-- DIRECTIONS FOR THIS TASK --
Report how many lines hold the word "that"; give nothing but the number.

-- RECORDED DATA --
==================================================

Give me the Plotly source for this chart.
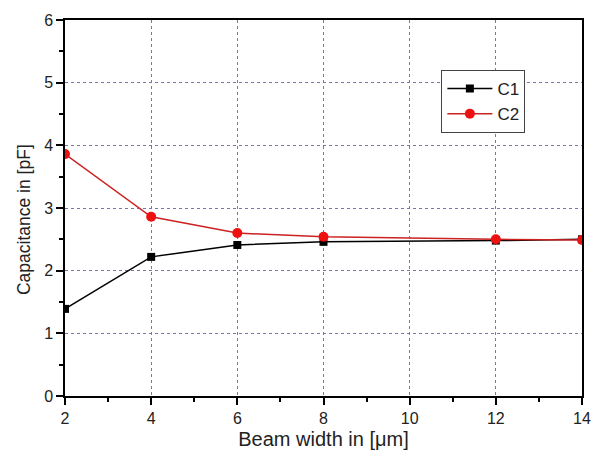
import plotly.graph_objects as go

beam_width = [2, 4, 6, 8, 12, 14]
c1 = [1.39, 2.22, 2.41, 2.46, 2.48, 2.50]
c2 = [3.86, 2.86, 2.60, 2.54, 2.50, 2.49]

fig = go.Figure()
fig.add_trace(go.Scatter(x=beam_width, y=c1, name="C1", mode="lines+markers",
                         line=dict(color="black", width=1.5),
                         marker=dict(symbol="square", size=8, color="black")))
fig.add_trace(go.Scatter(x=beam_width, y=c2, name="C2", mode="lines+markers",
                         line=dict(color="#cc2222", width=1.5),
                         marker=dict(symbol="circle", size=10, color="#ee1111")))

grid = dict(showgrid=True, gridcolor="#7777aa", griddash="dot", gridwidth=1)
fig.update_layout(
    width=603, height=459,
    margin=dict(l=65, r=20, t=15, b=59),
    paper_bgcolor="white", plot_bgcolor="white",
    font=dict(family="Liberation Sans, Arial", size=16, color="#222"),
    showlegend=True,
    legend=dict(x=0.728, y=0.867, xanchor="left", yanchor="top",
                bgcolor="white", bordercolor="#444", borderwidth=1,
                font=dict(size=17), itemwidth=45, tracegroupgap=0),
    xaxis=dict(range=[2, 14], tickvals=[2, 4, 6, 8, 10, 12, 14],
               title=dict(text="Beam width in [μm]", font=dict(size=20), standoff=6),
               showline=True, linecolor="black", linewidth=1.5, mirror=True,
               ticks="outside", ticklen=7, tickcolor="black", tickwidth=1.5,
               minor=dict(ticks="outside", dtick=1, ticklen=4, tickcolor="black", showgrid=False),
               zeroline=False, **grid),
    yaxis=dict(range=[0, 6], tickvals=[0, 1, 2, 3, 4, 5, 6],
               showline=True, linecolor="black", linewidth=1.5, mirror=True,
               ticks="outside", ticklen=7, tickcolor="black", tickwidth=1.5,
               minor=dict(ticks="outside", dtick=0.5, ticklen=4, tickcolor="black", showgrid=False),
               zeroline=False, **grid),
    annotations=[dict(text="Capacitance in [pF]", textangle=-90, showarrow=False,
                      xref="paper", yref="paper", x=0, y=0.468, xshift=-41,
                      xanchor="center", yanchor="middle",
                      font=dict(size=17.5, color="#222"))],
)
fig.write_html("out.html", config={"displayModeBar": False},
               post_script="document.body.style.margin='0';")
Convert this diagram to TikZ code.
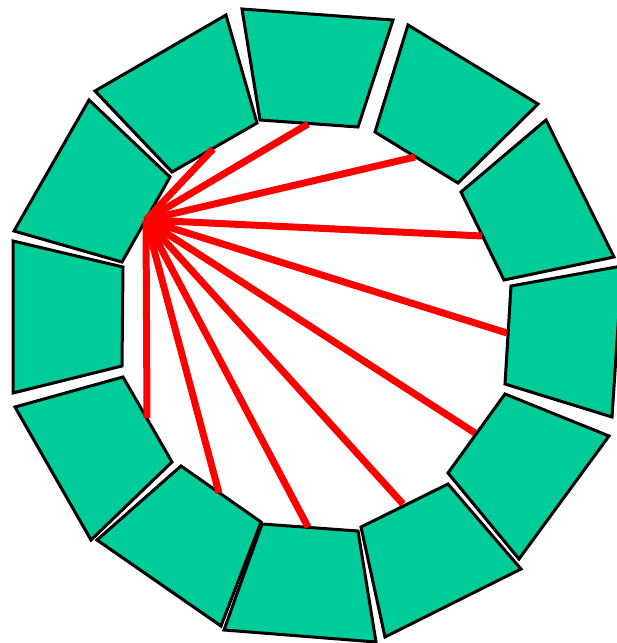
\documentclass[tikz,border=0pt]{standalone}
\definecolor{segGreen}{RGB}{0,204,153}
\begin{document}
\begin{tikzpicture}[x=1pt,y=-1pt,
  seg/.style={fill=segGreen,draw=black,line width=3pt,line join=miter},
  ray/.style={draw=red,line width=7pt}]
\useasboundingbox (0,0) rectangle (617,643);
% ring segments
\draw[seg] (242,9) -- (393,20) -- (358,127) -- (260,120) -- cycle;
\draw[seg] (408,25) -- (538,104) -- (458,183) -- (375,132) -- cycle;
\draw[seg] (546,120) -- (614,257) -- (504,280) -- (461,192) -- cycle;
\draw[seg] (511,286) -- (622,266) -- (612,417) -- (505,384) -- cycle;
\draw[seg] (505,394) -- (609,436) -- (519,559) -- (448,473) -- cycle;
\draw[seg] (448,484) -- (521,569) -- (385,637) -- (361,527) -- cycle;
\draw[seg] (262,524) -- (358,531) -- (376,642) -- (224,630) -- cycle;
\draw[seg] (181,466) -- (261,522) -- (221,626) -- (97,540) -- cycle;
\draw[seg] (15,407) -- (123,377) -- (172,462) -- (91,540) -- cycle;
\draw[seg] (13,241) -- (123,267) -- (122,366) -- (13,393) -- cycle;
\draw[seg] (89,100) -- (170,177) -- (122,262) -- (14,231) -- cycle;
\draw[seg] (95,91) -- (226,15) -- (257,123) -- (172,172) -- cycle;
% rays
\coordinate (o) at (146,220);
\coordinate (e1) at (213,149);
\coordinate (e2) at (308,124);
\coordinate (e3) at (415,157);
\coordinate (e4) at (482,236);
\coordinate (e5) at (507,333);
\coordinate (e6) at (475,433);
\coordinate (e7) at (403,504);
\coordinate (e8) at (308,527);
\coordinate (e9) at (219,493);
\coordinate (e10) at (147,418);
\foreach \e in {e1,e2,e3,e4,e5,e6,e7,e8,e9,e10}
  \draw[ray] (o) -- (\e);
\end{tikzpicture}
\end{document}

==================================================

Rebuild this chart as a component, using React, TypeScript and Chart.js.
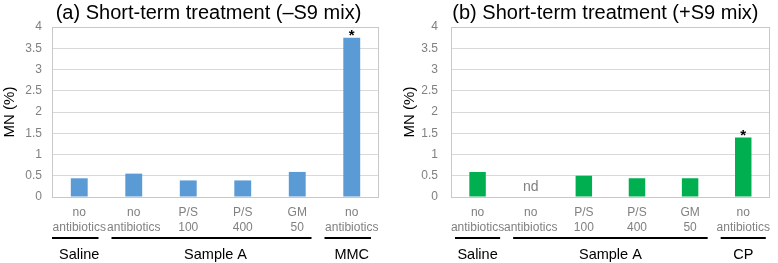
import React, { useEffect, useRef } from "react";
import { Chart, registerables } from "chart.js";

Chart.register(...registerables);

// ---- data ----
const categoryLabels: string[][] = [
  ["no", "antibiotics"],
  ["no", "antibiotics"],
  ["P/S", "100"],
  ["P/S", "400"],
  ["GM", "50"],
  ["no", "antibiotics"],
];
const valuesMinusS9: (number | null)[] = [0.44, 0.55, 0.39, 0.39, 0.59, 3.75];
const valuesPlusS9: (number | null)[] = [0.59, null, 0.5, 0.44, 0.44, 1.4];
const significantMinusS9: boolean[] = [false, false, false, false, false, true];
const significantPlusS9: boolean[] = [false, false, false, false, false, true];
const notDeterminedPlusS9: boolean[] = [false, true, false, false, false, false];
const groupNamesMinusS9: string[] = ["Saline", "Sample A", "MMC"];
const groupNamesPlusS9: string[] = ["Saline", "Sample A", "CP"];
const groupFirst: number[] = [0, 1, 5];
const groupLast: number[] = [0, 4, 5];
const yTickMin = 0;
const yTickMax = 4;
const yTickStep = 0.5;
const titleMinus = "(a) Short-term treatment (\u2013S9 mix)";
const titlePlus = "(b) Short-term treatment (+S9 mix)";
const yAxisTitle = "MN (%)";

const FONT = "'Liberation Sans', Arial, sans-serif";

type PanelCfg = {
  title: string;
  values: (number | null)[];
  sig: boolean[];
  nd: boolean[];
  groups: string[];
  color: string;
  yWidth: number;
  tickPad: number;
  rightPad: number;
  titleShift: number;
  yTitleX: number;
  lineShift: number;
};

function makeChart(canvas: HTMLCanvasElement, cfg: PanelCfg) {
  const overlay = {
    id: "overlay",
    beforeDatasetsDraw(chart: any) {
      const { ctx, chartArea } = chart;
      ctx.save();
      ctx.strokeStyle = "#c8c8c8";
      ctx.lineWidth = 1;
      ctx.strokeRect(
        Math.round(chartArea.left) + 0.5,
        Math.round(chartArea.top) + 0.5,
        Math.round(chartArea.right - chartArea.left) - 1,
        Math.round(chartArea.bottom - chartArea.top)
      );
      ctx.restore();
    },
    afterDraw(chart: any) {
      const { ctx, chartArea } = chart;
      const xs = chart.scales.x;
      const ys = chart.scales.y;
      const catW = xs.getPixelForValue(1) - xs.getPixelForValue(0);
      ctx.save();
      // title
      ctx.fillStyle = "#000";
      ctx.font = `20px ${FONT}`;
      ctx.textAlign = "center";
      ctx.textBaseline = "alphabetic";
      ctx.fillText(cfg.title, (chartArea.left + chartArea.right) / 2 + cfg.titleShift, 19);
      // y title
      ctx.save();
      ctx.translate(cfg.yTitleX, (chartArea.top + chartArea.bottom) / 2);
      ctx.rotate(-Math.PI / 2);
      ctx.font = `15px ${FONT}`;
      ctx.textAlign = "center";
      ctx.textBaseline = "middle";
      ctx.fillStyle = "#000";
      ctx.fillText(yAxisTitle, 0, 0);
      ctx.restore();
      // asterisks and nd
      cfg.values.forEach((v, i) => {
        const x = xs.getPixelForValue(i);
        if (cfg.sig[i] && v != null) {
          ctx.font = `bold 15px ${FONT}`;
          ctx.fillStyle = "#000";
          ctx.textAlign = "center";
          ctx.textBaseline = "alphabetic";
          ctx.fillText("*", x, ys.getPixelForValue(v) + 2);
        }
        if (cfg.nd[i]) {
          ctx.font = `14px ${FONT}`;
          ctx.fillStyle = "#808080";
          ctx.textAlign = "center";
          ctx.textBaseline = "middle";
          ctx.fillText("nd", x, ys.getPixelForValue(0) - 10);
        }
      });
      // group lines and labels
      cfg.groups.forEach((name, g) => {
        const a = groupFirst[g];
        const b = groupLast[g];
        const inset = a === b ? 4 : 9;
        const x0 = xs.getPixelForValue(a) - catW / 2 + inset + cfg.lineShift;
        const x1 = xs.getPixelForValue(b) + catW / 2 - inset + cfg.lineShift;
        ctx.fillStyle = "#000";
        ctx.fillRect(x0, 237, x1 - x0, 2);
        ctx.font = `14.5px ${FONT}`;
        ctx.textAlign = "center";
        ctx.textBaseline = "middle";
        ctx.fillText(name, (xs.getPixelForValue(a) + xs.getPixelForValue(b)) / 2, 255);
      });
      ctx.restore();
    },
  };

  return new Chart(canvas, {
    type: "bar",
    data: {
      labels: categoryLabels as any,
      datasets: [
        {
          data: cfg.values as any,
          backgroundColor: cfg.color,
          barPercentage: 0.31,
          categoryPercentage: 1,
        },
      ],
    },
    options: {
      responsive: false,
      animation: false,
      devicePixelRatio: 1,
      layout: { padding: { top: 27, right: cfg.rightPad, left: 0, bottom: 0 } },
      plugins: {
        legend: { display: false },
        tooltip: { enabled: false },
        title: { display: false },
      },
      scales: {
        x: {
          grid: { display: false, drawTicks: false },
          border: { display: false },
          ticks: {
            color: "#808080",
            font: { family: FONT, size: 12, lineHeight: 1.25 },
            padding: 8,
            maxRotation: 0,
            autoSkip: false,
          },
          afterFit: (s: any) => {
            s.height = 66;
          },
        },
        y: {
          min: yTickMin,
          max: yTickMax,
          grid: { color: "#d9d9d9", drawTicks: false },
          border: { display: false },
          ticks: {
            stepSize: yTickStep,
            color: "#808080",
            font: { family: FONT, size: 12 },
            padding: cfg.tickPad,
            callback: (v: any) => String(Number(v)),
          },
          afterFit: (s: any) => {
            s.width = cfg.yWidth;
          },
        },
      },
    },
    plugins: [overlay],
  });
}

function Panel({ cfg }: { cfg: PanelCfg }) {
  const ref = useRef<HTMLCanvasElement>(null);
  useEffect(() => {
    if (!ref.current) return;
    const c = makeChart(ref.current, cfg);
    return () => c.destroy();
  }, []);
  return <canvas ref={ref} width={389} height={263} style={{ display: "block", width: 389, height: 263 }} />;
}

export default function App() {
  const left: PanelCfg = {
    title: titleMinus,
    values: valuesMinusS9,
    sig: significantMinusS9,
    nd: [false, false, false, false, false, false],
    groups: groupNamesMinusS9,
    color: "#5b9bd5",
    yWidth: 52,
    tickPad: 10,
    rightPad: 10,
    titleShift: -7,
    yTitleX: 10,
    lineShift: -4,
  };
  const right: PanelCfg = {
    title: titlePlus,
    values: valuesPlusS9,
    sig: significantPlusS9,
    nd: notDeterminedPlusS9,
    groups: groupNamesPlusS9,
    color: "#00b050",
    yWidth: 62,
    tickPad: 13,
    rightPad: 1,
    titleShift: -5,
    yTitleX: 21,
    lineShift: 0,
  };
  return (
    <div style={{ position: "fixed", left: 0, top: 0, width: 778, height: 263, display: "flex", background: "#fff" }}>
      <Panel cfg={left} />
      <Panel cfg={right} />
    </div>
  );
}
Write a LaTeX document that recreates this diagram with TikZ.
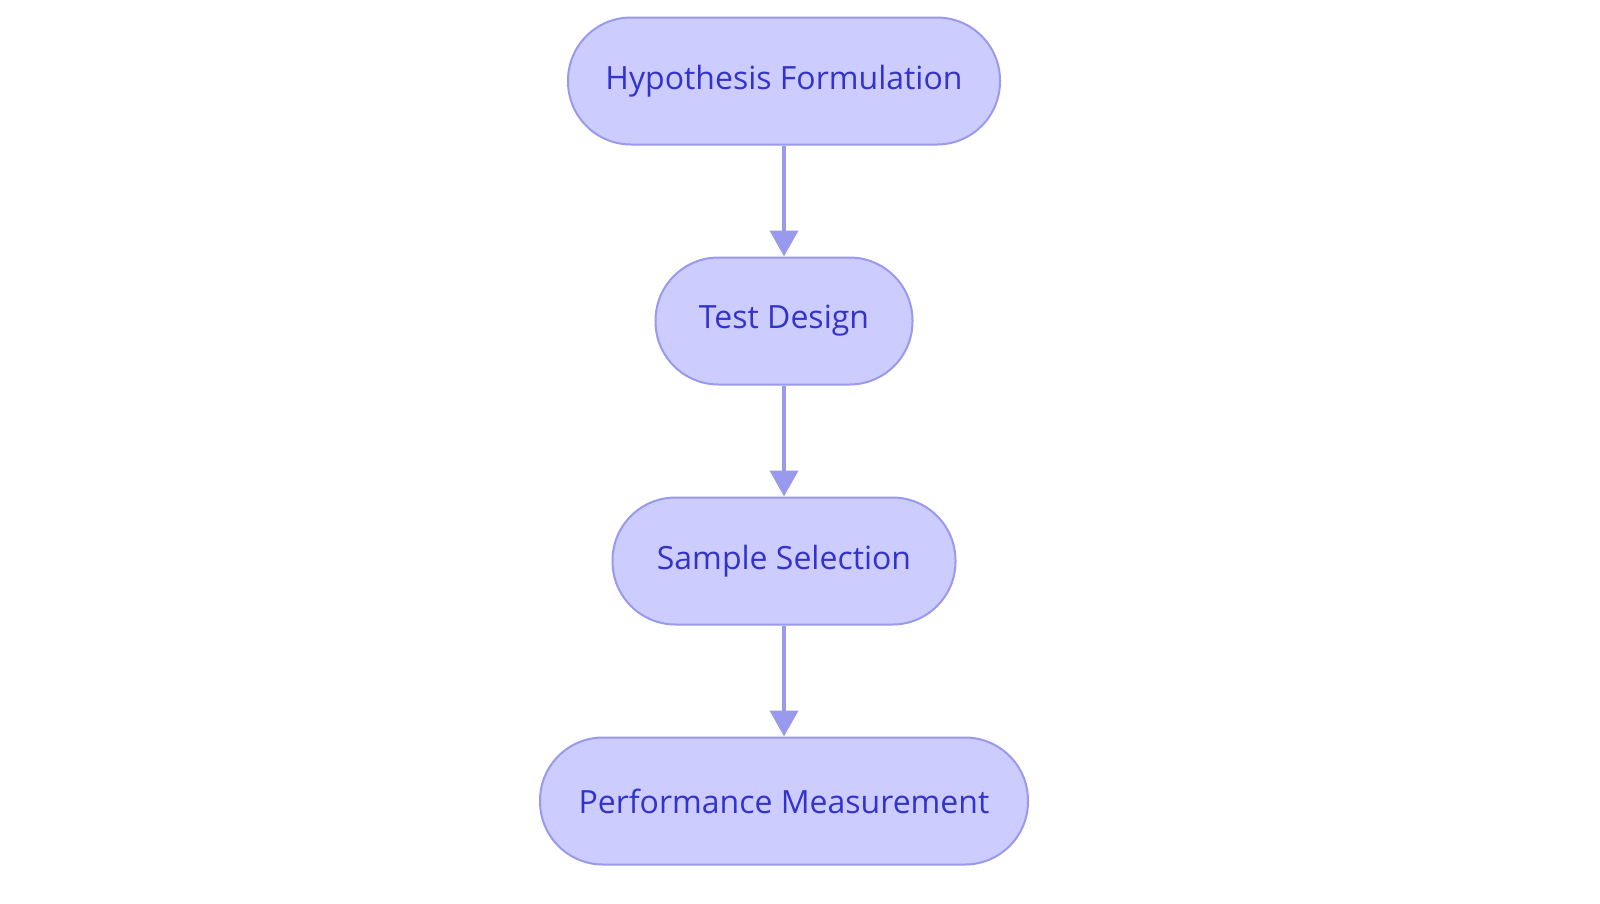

==================================================

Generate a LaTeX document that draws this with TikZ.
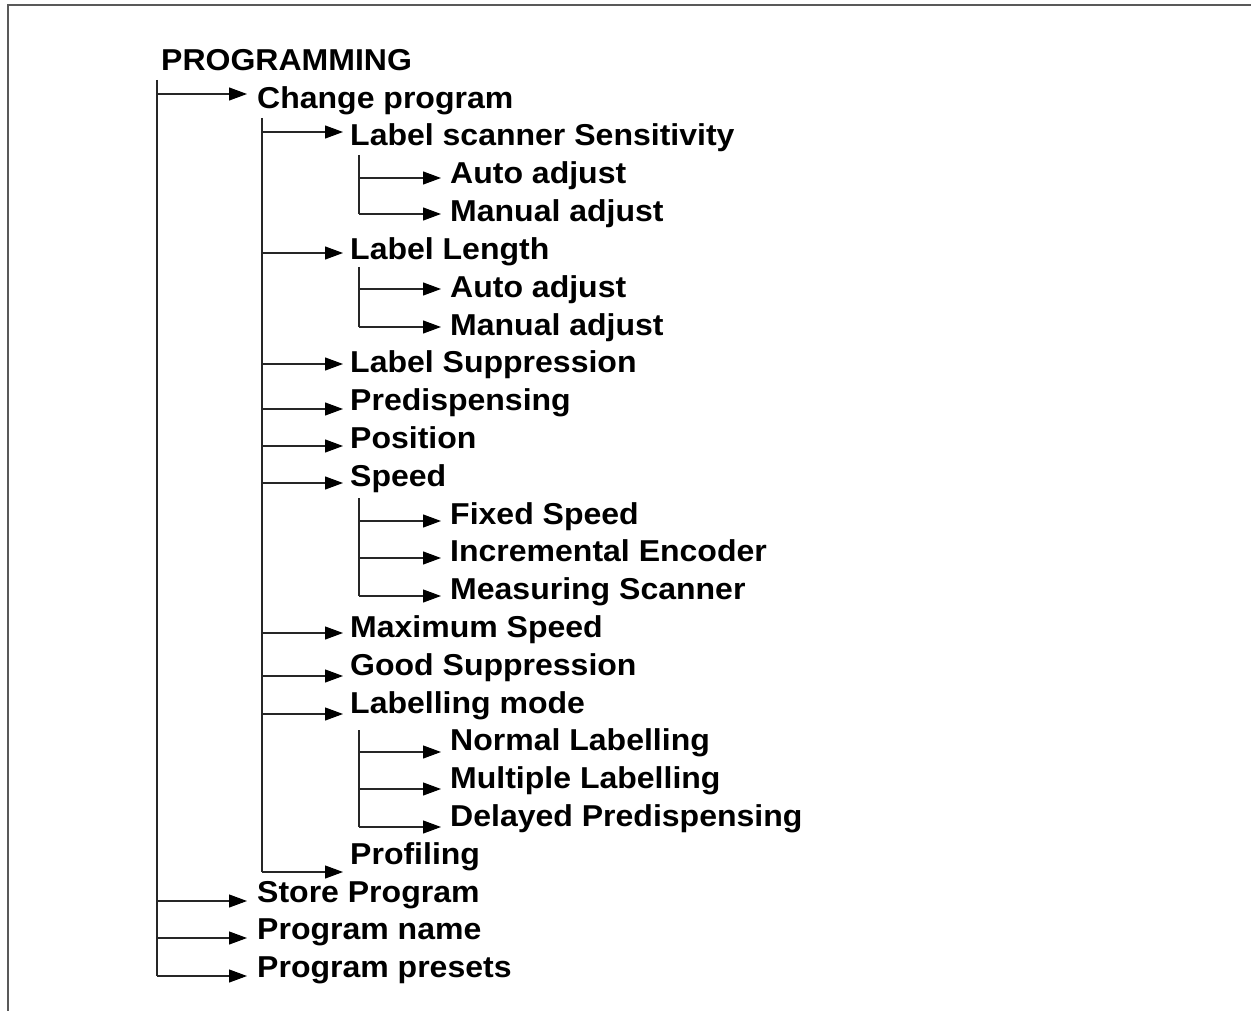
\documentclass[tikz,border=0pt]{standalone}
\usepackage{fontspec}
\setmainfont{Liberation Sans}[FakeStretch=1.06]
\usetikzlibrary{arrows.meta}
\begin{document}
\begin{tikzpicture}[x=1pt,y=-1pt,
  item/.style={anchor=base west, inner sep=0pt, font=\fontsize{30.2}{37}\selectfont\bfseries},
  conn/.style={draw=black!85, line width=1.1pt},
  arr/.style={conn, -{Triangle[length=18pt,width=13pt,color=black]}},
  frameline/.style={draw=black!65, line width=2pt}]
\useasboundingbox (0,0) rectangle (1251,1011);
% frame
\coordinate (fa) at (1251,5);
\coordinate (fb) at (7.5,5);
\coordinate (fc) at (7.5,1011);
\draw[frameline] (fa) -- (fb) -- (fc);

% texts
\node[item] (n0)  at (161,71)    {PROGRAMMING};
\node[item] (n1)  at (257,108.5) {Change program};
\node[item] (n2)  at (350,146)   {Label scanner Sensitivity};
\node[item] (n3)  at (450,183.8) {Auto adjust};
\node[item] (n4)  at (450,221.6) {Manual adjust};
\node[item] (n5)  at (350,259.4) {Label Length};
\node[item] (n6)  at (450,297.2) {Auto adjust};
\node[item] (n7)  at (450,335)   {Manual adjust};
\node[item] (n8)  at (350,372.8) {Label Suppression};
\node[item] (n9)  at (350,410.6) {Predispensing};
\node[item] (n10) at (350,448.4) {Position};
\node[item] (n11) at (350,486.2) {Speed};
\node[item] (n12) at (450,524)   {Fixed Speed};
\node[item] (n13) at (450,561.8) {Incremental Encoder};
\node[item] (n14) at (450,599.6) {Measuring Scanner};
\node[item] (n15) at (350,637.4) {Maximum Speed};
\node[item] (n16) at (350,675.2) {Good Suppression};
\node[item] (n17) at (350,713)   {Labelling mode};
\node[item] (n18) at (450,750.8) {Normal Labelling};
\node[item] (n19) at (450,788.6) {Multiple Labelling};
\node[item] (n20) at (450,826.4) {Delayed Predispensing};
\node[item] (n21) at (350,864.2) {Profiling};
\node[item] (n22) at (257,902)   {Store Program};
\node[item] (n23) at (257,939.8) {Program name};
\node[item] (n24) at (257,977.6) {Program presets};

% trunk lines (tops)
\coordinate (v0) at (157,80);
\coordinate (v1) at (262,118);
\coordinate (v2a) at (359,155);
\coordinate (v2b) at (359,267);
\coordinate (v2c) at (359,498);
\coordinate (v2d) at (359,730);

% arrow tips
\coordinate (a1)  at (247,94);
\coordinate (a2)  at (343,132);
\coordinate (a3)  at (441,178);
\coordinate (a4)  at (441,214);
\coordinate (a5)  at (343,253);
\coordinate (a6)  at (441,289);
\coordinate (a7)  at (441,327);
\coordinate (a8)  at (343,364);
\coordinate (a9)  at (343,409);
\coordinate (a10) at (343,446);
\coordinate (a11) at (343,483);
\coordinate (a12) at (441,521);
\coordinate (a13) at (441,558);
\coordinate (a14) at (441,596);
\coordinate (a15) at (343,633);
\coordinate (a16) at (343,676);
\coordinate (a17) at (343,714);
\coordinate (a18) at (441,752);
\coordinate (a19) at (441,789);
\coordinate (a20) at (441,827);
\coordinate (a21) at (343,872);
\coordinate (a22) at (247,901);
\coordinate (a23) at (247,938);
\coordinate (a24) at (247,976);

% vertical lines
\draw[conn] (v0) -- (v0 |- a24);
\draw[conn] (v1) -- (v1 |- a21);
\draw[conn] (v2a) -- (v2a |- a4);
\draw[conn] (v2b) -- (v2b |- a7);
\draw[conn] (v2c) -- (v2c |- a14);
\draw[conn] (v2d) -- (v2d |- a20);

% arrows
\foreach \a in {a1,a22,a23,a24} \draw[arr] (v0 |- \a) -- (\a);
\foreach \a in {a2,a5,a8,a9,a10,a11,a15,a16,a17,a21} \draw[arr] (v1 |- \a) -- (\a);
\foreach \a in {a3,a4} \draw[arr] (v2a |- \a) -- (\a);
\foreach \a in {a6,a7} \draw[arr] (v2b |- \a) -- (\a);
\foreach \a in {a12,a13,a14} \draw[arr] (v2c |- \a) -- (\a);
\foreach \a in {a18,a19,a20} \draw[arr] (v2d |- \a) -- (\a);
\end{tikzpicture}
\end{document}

==================================================

-- RESULT FOR THIS EXERCISE --
2